▶ Material provided:
------------------------------
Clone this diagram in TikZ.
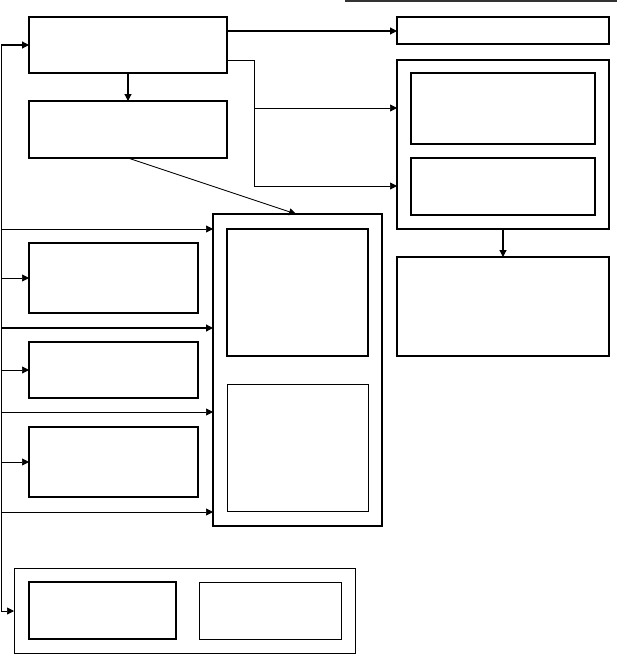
\documentclass[tikz,border=0pt]{standalone}
\usetikzlibrary{arrows.meta}

\tikzset{
  blk/.style={draw, line width=1.1pt, inner sep=0pt, outer sep=0pt, anchor=north west},
  link/.style={line width=0.7pt, -{Triangle[length=7pt,width=7pt]}},
  biglink/.style={line width=1.2pt, -{Triangle[length=7pt,width=7pt]}}
}

\begin{document}
\begin{tikzpicture}[x=1pt,y=-1pt]
\useasboundingbox (0,0) rectangle (618,654);

% rule at the top
\draw[black!80, line width=1.4pt] (345,1) -- (617,1);

% left column
\node[blk, minimum width=198pt, minimum height=56pt] (src) at (29,17) {};
\node[blk, minimum width=198pt, minimum height=57pt] (proc) at (29,101) {};
\node[blk, minimum width=169pt, minimum height=70pt] (inA) at (29,243) {};
\node[blk, minimum width=169pt, minimum height=56pt] (inB) at (29,342) {};
\node[blk, minimum width=169pt, minimum height=70pt] (inC) at (29,427) {};

% right column
\node[blk, minimum width=212pt, minimum height=27pt] (out) at (397,17) {};
\node[blk, minimum width=212pt, minimum height=169pt] (grp) at (397,60) {};
\node[blk, minimum width=184pt, minimum height=71pt] (grpA) at (411,73) {};
\node[blk, minimum width=184pt, minimum height=57pt] (grpB) at (411,158) {};
\node[blk, minimum width=212pt, minimum height=99pt] (res) at (397,257) {};

% middle block
\node[blk, minimum width=169pt, minimum height=312pt] (mid) at (213,214) {};
\node[blk, minimum width=141pt, minimum height=127pt] (midA) at (227,229) {};
\node[blk, minimum width=141pt, minimum height=127pt, line width=0.8pt] (midB) at (227,384) {};

% bottom block
\node[blk, minimum width=341pt, minimum height=85pt, line width=0.9pt] (low) at (14,568) {};
\node[blk, minimum width=147pt, minimum height=57pt] (lowA) at (29,582) {};
\node[blk, minimum width=142pt, minimum height=57pt, line width=0.8pt] (lowB) at (199,582) {};

% connectors
\coordinate (bus) at (1,611);
\coordinate (bustop) at (1,45);
\coordinate (fork) at (254,60);
\draw[line width=0.8pt] (bus) -- (bustop);
\draw[biglink] (bustop) -- (src.west |- bustop);
\draw[link] (bus) -- (low.west |- bus);
\draw[biglink] (src.south) -- (proc.north);
\draw[biglink] (src.east |- 0,31) -- (out.west |- 0,31);
\draw[line width=0.9pt] (src.east |- fork) -- (fork) -- (fork |- 0,186);
\draw[link] (fork |- 0,108) -- (grp.west |- 0,108);
\draw[link] (fork |- 0,186) -- (grp.west |- 0,186);
\draw[biglink] (grp.south -| 503,0) -- (res.north -| 503,0);
\draw[link, line width=0.9pt] (proc.south) -- (mid.north -| 296,0);
\foreach \y in {229,412,512}
  \draw[link] (bus |- 0,\y) -- (mid.west |- 0,\y);
\draw[biglink] (bus |- 0,328) -- (mid.west |- 0,328);
\foreach \n in {inA,inB,inC}
  \draw[link] (bus |- \n.west) -- (\n.west);
\end{tikzpicture}
\end{document}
------------------------------
▶ Given exercise:
Quote in full the listing given above; the images are to be left out.

▶ Task answer:
Clone this diagram in TikZ.
\documentclass[tikz,border=0pt]{standalone}
\usetikzlibrary{arrows.meta}

\tikzset{
  blk/.style={draw, line width=1.1pt, inner sep=0pt, outer sep=0pt, anchor=north west},
  link/.style={line width=0.7pt, -{Triangle[length=7pt,width=7pt]}},
  biglink/.style={line width=1.2pt, -{Triangle[length=7pt,width=7pt]}}
}

\begin{document}
\begin{tikzpicture}[x=1pt,y=-1pt]
\useasboundingbox (0,0) rectangle (618,654);

% rule at the top
\draw[black!80, line width=1.4pt] (345,1) -- (617,1);

% left column
\node[blk, minimum width=198pt, minimum height=56pt] (src) at (29,17) {};
\node[blk, minimum width=198pt, minimum height=57pt] (proc) at (29,101) {};
\node[blk, minimum width=169pt, minimum height=70pt] (inA) at (29,243) {};
\node[blk, minimum width=169pt, minimum height=56pt] (inB) at (29,342) {};
\node[blk, minimum width=169pt, minimum height=70pt] (inC) at (29,427) {};

% right column
\node[blk, minimum width=212pt, minimum height=27pt] (out) at (397,17) {};
\node[blk, minimum width=212pt, minimum height=169pt] (grp) at (397,60) {};
\node[blk, minimum width=184pt, minimum height=71pt] (grpA) at (411,73) {};
\node[blk, minimum width=184pt, minimum height=57pt] (grpB) at (411,158) {};
\node[blk, minimum width=212pt, minimum height=99pt] (res) at (397,257) {};

% middle block
\node[blk, minimum width=169pt, minimum height=312pt] (mid) at (213,214) {};
\node[blk, minimum width=141pt, minimum height=127pt] (midA) at (227,229) {};
\node[blk, minimum width=141pt, minimum height=127pt, line width=0.8pt] (midB) at (227,384) {};

% bottom block
\node[blk, minimum width=341pt, minimum height=85pt, line width=0.9pt] (low) at (14,568) {};
\node[blk, minimum width=147pt, minimum height=57pt] (lowA) at (29,582) {};
\node[blk, minimum width=142pt, minimum height=57pt, line width=0.8pt] (lowB) at (199,582) {};

% connectors
\coordinate (bus) at (1,611);
\coordinate (bustop) at (1,45);
\coordinate (fork) at (254,60);
\draw[line width=0.8pt] (bus) -- (bustop);
\draw[biglink] (bustop) -- (src.west |- bustop);
\draw[link] (bus) -- (low.west |- bus);
\draw[biglink] (src.south) -- (proc.north);
\draw[biglink] (src.east |- 0,31) -- (out.west |- 0,31);
\draw[line width=0.9pt] (src.east |- fork) -- (fork) -- (fork |- 0,186);
\draw[link] (fork |- 0,108) -- (grp.west |- 0,108);
\draw[link] (fork |- 0,186) -- (grp.west |- 0,186);
\draw[biglink] (grp.south -| 503,0) -- (res.north -| 503,0);
\draw[link, line width=0.9pt] (proc.south) -- (mid.north -| 296,0);
\foreach \y in {229,412,512}
  \draw[link] (bus |- 0,\y) -- (mid.west |- 0,\y);
\draw[biglink] (bus |- 0,328) -- (mid.west |- 0,328);
\foreach \n in {inA,inB,inC}
  \draw[link] (bus |- \n.west) -- (\n.west);
\end{tikzpicture}
\end{document}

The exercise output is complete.